Outbound is expensive and hard to measure results accurately.

Now, with inbound marketing, you’re standing at the door of your café and you’re welcoming people in.  These potential customers have found out about the café by reading your blog on the 10 different types of coffee or hey watched your video behind the scenes on how you make the delicious cakes you sell.  

They might also have read your article about how you’ve created a reading community hub around the café or watched your video of you visiting a coffee producer in Vietnam who the café now sponsors (with the help of the customers).  Whatever they’ve consumed has attracted them to you.  They have specifically come into your café because of your content.  And they looked at your content because they like coffee and visiting coffee shops.

Once they’re ‘in’, you then nurture or engage them.  You show them more about what you offer with further content, emails, perhaps events. 

By nurturing your prospect, you keep them warm and provide them with the information they need to make an informed decision about your products or services.  It used to be said that a prospect had to touch your business 6x before making a decision.  Last week I heard this had increased to 21 times!

By the time consumers have contacted a business, they are actually 70% of the way through their buying journey!  The decision they come to may be that they go elsewhere, but that’s ok.  What’s happened is that they have self-qualified, which means for you less time on the phone or email talking with prospects who aren’t your ideal client.

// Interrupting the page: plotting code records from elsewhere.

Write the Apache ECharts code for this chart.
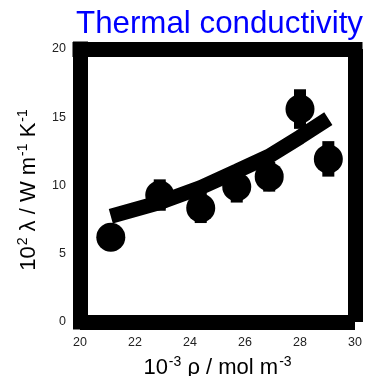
<!DOCTYPE html>
<html>
<head>
<meta charset="utf-8">
<script src="https://cdn.jsdelivr.net/npm/echarts@6/dist/echarts.min.js"></script>
<style>
  html, body { margin: 0; padding: 0; background: #fff; }
  #chart { width: 371px; height: 376px; }
</style>
</head>
<body>
<div id="chart"></div>
<script>
// Measured density (10^-3 mol m^-3) and thermal conductivity (10^2 W m^-1 K^-1)
const density = [21.12, 22.9, 24.39, 25.7, 26.88, 28.0, 29.03];
const conductivity = [6.2, 9.3, 8.35, 9.9, 10.65, 15.6, 11.95];
const uncertainty = [0.9, 1.15, 1.1, 1.15, 1.1, 1.45, 1.3];
// Fitted curve evaluated at the measured densities
const fitted = [7.75, 8.75, 9.85, 11.05, 12.15, 13.55, 14.9];

const xTicks = [20, 22, 24, 26, 28, 30];
const yTicks = [0, 5, 10, 15, 20];

const FONT = '"Liberation Sans", Arial, sans-serif';
const FRAME = 15;

const chart = echarts.init(document.getElementById('chart'), null, { renderer: 'canvas' });

const supRich = {
  base: { fontSize: 22, fontFamily: FONT, color: '#000', lineHeight: 25, verticalAlign: 'bottom' },
  sup: { fontSize: 14, fontFamily: FONT, color: '#000', lineHeight: 25, verticalAlign: 'top', padding: [1, 0, 0, 1] }
};

function frameAxis(cap) {
  return { show: true, onZero: false, lineStyle: { color: '#000', width: FRAME, cap: cap } };
}

const option = {
  backgroundColor: '#fff',
  animation: false,
  title: {
    text: 'Thermal conductivity',
    right: 8,
    top: 9,
    padding: 0,
    textStyle: { color: '#0000ff', fontSize: 31.3, fontWeight: 'normal', fontFamily: FONT }
  },
  grid: { left: 80, top: 49, right: 16, bottom: 54, outerBoundsMode: 'none', containLabel: false },
  xAxis: [
    {
      type: 'value', position: 'bottom', min: 20, max: 30, interval: 2,
      axisLine: frameAxis('butt'),
      axisTick: { show: false }, splitLine: { show: false },
      axisLabel: {
        margin: 14, fontSize: 12.5, color: '#222', fontFamily: FONT,
        customValues: xTicks, formatter: v => String(v)
      },
      name: '{base|10}{sup|-3}{base| ρ / mol m}{sup|-3}',
      nameLocation: 'middle', nameGap: 26,
      nameTextStyle: { rich: supRich, padding: [0, 0, 0, 0] }
    },
    {
      type: 'value', position: 'top', min: 20, max: 30, interval: 2,
      axisLine: frameAxis('square'),
      axisTick: { show: false }, splitLine: { show: false }, axisLabel: { show: false }
    }
  ],
  yAxis: [
    {
      type: 'value', position: 'left', min: 0, max: 20, interval: 5,
      axisLine: frameAxis('square'),
      axisTick: { show: false }, splitLine: { show: false },
      axisLabel: {
        margin: 14, fontSize: 12.5, color: '#222', fontFamily: FONT,
        customValues: yTicks, formatter: v => String(v)
      },
      name: '{base|10}{sup|2}{base| λ / W m}{sup|-1}{base| K}{sup|-1}',
      nameLocation: 'middle', nameGap: 40, nameRotate: 90,
      nameTextStyle: { rich: supRich, padding: [0, 9, 0, 0] }
    },
    {
      type: 'value', position: 'right', min: 0, max: 20, interval: 5,
      axisLine: frameAxis('butt'),
      axisTick: { show: false }, splitLine: { show: false }, axisLabel: { show: false }
    }
  ],
  series: [
    {
      name: 'fit',
      type: 'line',
      data: density.map((x, i) => [x, fitted[i]]),
      showSymbol: false,
      symbol: 'none',
      lineStyle: { color: '#000', width: 15, cap: 'butt', join: 'bevel' },
      z: 2
    },
    {
      name: 'uncertainty',
      type: 'custom',
      data: density.map((x, i) => [x, conductivity[i], uncertainty[i]]),
      renderItem: function (params, api) {
        const x = api.value(0), y = api.value(1), e = api.value(2);
        const p1 = api.coord([x, y - e]);
        const p2 = api.coord([x, y + e]);
        return {
          type: 'line',
          shape: { x1: p1[0], y1: p1[1], x2: p2[0], y2: p2[1] },
          style: { stroke: '#000', lineWidth: 12, lineCap: 'butt' }
        };
      },
      z: 3
    },
    {
      name: 'measured',
      type: 'scatter',
      data: density.map((x, i) => [x, conductivity[i]]),
      symbol: 'circle',
      symbolSize: 29,
      itemStyle: { color: '#000', opacity: 1 },
      z: 4
    }
  ]
};

chart.setOption(option);
</script>
</body>
</html>
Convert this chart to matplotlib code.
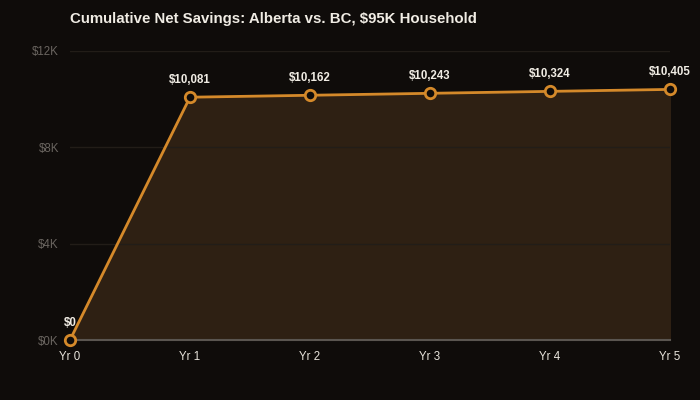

Unlike outbound, with inbound you can measure how many people are reading your blog posts or watching your videos.  It’s also much cheaper to produce this type of content, particularly with sharing on social media and word of mouth.

According to the Content Marketing Institute, content marketing gets three times more leads than paid search advertising (Source: https://www.hubspot.com/marketing-statistics)

Inbound marketing gives results and as much as 53% of businesses using inbound marketing see a higher return on investment

Using inbound can help you shorten the time between getting a new lead and them making a decision. Giving them the content they want, answering their questions before they’ve even thought of them, providing expert, targeted content, will build the trust factor in your prospect.